The Venetian is indeed the most splendid of the schools of elegance; and it is not without reason that the best performances in this lower school are valued higher than the second-rate performances of those above them; for every picture has value when it has a decided character, and is excellent in its kind. But the student must take care not to be so much dazzled with this splendour as to be tempted to imitate what must ultimately lead from perfection. Poussin, whose eye was always steadily fixed on the sublime, has been often heard to say, "that a particular attention to colouring was an obstacle to the student, in his progress to the great end and design of the art; and that he who attaches himself to this principal end will acquire by practice a reasonably good method of colouring."

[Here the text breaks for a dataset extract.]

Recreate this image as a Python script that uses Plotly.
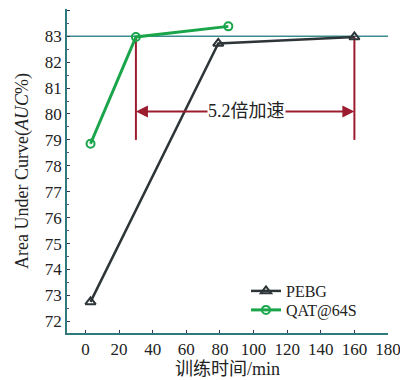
import plotly.graph_objects as go

pebg_x = [3, 79, 160]
pebg_y = [72.75, 82.72, 82.97]
qat_x = [3, 30, 85]
qat_y = [78.85, 82.97, 83.38]
ref_auc = 83.0
speed_x = [30, 160]
arrow_y = 80.1
bracket_bottom = 79.0
speed_label = "5.2倍加速"
x_ticks = [0, 20, 40, 60, 80, 100, 120, 140, 160, 180]
y_ticks = list(range(72, 85))

RED = "#9b1c2e"
GREEN = "#1aa54b"
DARK = "#2e3538"
AXIS = "#2f7a7c"
FONT = "Liberation Serif"
CJK = "Liberation Serif, Noto Sans CJK SC"

fig = go.Figure()

# reference horizontal line
fig.add_shape(type="line", xref="paper", yref="y", x0=0, x1=1, y0=ref_auc, y1=ref_auc,
              line=dict(color="#3b8c8e", width=1.5), layer="below")
# vertical brackets
for sx in speed_x:
    fig.add_shape(type="line", xref="x", yref="y", x0=sx, x1=sx, y0=bracket_bottom, y1=ref_auc,
                  line=dict(color=RED, width=2), layer="below")

fig.add_trace(go.Scatter(x=pebg_x, y=pebg_y, mode="lines+markers", name="PEBG",
                         line=dict(color=DARK, width=2.5), legend="legend",
                         marker=dict(symbol="triangle-up-open", size=9, color=DARK, line=dict(width=2))))
fig.add_trace(go.Scatter(x=qat_x, y=qat_y, mode="lines+markers", name="QAT@64S",
                         line=dict(color=GREEN, width=3), legend="legend2",
                         marker=dict(symbol="circle-open", size=8, color=GREEN, line=dict(width=2))))

# double arrow
mid = (speed_x[0] + speed_x[1]) / 2
for tail, head in [(mid, speed_x[0]), (mid, speed_x[1])]:
    fig.add_annotation(x=head, y=arrow_y, ax=tail, ay=arrow_y, xref="x", yref="y",
                       axref="x", ayref="y", showarrow=True, arrowhead=2, arrowsize=1.2,
                       arrowwidth=2, arrowcolor=RED, text="")
fig.add_annotation(x=96, y=arrow_y, xref="x", yref="y", text=speed_label, showarrow=False,
                   bgcolor="white", font=dict(family=CJK, size=18, color="#222"),
                   borderpad=0)

leg_common = dict(xanchor="left", yanchor="middle", bgcolor="rgba(0,0,0,0)",
                  font=dict(family=FONT, size=16, color="#222"), itemwidth=30,
                  borderwidth=0)

fig.update_layout(
    width=400, height=372,
    margin=dict(l=59, r=20, t=1, b=47),
    paper_bgcolor="white", plot_bgcolor="white",
    font=dict(family=FONT, size=17, color="#222"),
    showlegend=True,
    legend=dict(x=0.5576, y=0.1296, **leg_common),
    legend2=dict(x=0.5576, y=0.071, **leg_common),
    xaxis=dict(range=[-11, 180], tickvals=x_ticks, showgrid=False, zeroline=False,
               showline=True, linecolor=AXIS, linewidth=1.5, ticks="inside", ticklen=3,
               tickcolor="#335", tickfont=dict(size=17),
               title=dict(text="训练时间/min", standoff=4, font=dict(family=CJK, size=18))),
    yaxis=dict(range=[71.55, 84.05], tickvals=y_ticks, showgrid=False, zeroline=False,
               showline=True, linecolor=AXIS, linewidth=1.5, ticks="inside", ticklen=3,
               tickcolor="#335", tickfont=dict(size=17),
               minor=dict(ticks="inside", ticklen=2, tickcolor="#557", dtick=0.5),
               title=dict(text="Area Under Curve(<i>AUC</i>%)", standoff=12,
                          font=dict(family=FONT, size=18))),
)

fig.write_html("out.html")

Though it be allowed that elaborate harmony of colouring, a brilliancy of tints, a soft and gradual transition from one to another, present to the eye what an harmonious concert of music does to the ear, it must be remembered that painting is not merely a gratification of the sight. Such excellence, though properly cultivated, where nothing higher than elegance is intended, is weak and unworthy of regard, when the work aspires to grandeur and sublimity.

The same reasons that have been urged to show that a mixture of the Venetian style cannot improve the great style, will hold good in regard to the Flemish and Dutch schools. Indeed, the Flemish school, of which Rubens is the head, was formed upon that of the Venetian; like them, he took his figures too much from the people before him. But it must be allowed in favour of the Venetians, that he was more gross than they, and carried all their mistaken methods to a far greater excess. In the Venetian school itself, where they all err from the same cause, there is a difference in the effect. The difference between Paolo and Bassano seems to be only, that one introduced Venetian gentlemen into his pictures, and the other the boors of the district of Bassano, and called them patriarchs and prophets.

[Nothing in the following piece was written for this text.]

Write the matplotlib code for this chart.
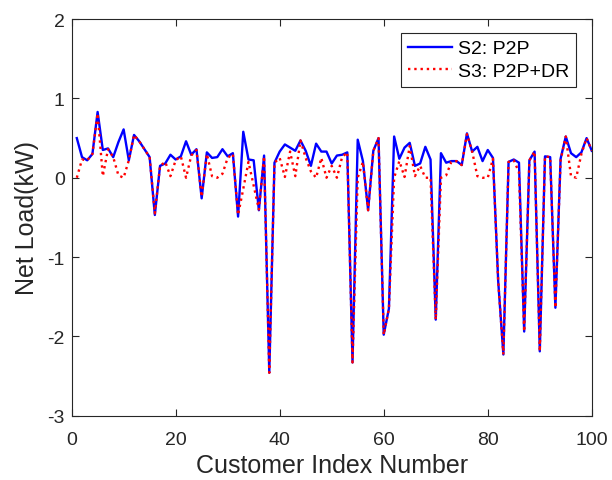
import numpy as np
import matplotlib.pyplot as plt

plt.rcParams['font.family'] = ['Liberation Sans', 'DejaVu Sans']
plt.rcParams['axes.unicode_minus'] = False

# customer index 1..100
customers = np.arange(1, 101)

# S2: P2P net load (kW)
s2_p2p = [0.50, 0.26, 0.22, 0.30, 0.83, 0.35, 0.37, 0.26, 0.45, 0.61,
          0.22, 0.54, 0.46, 0.36, 0.26, -0.47, 0.15, 0.18, 0.29, 0.23,
          0.27, 0.46, 0.29, 0.36, -0.26, 0.32, 0.25, 0.26, 0.36, 0.27,
          0.31, -0.49, 0.58, 0.23, 0.22, -0.41, 0.28, -2.46, 0.19, 0.33,
          0.42, 0.38, 0.34, 0.47, 0.34, 0.15, 0.43, 0.33, 0.33, 0.18,
          0.28, 0.29, 0.32, -2.33, 0.48, 0.21, -0.41, 0.34, 0.50, -1.98,
          -1.65, 0.52, 0.24, 0.38, 0.44, 0.15, 0.18, 0.39, 0.23, -1.79,
          0.31, 0.19, 0.21, 0.21, 0.16, 0.56, 0.33, 0.39, 0.21, 0.35,
          0.25, -1.30, -2.23, 0.20, 0.23, 0.19, -1.94, 0.22, 0.33, -2.19,
          0.27, 0.26, -1.64, 0.24, 0.52, 0.31, 0.26, 0.32, 0.50, 0.34]

# S3: P2P+DR net load (kW)
s3_p2p_dr = [0.00, 0.23, 0.22, 0.30, 0.81, 0.02, 0.36, 0.26, 0.03, 0.00,
             0.22, 0.54, 0.46, 0.36, 0.26, -0.45, 0.15, 0.20, 0.02, 0.22,
             0.27, 0.00, 0.28, 0.35, -0.24, 0.30, 0.02, 0.00, 0.05, 0.25,
             0.30, -0.47, -0.14, 0.20, -0.10, -0.40, 0.27, -2.46, 0.19, 0.25,
             0.01, 0.33, 0.02, 0.47, 0.25, 0.08, 0.00, 0.25, 0.00, 0.15,
             0.00, 0.26, 0.32, -2.33, 0.00, 0.20, -0.41, 0.34, 0.50, -1.98,
             -1.65, 0.00, 0.21, 0.01, 0.40, 0.02, 0.15, 0.00, 0.00, -1.79,
             0.00, 0.03, 0.20, 0.21, 0.16, 0.55, 0.33, 0.02, 0.00, 0.00,
             0.24, -1.30, -2.23, 0.20, 0.22, 0.07, -1.94, 0.22, 0.33, -2.19,
             0.27, 0.26, -1.64, 0.22, 0.52, 0.02, 0.00, 0.30, 0.50, 0.34]

axis_col = '#262626'

fig = plt.figure(figsize=(6.12, 4.81), dpi=100)
ax = fig.add_axes([0.117, 0.134, 0.850, 0.824])

ax.plot(customers, s2_p2p, '-', color='#0000ff', lw=1.7, label='S2: P2P')
ax.plot(customers, s3_p2p_dr, ':', color='#ff0000', lw=1.7, label='S3: P2P+DR')

ax.set_xlim(0, 100)
ax.set_ylim(-3, 2)
ax.set_xticks(np.arange(0, 101, 20))
ax.set_yticks(np.arange(-3, 3, 1))

ax.set_xlabel('Customer Index Number', fontsize=18, color=axis_col, labelpad=4)
ax.set_ylabel('Net Load(kW)', fontsize=18, color=axis_col, labelpad=6)

ax.tick_params(direction='in', top=True, right=True, length=5,
               width=0.8, labelsize=14, colors=axis_col, pad=5)
ax.tick_params(axis='x', pad=11)
for sp in ax.spines.values():
    sp.set_color(axis_col)
    sp.set_linewidth(0.8)

leg = ax.legend(loc='upper right', bbox_to_anchor=(0.97, 0.965),
                fontsize=14, fancybox=False, framealpha=1,
                edgecolor=axis_col, borderaxespad=0, handlelength=2.3,
                handletextpad=0.3, labelspacing=0.25, borderpad=0.35)
leg.get_frame().set_linewidth(0.8)

fig.savefig('out.png', dpi=100)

The painters of the Dutch school have still more locality. With them a history-piece is properly a portrait of themselves; whether they describe the inside or outside of their houses, we have their own people engaged in their own peculiar occupations; working or drinking, playing or fighting. The circumstances that enter into a picture of this kind are so far from giving a general view of human life, that they exhibit all the minute particularities of a nation differing in several respects from the rest of mankind. Yet let them have their share of more humble praise. The painters of this school are excellent in their own way; they are only ridiculous when they attempt general history on their own narrow principles, and debase great events by the meanness of their characters.

Some inferior dexterity, some extraordinary mechanical power, is apparently that from which they seek distinction. Thus, we see that school alone has the custom of representing candle-light, not as it really appears to us by night, but red, as it would illuminate objects to a spectator by day. Such tricks, however pardonable in the little style, where petty effects are the sole end, are inexcusable in the greater, where the attention should never be drawn aside by trifles, but should be entirely occupied by the subject itself.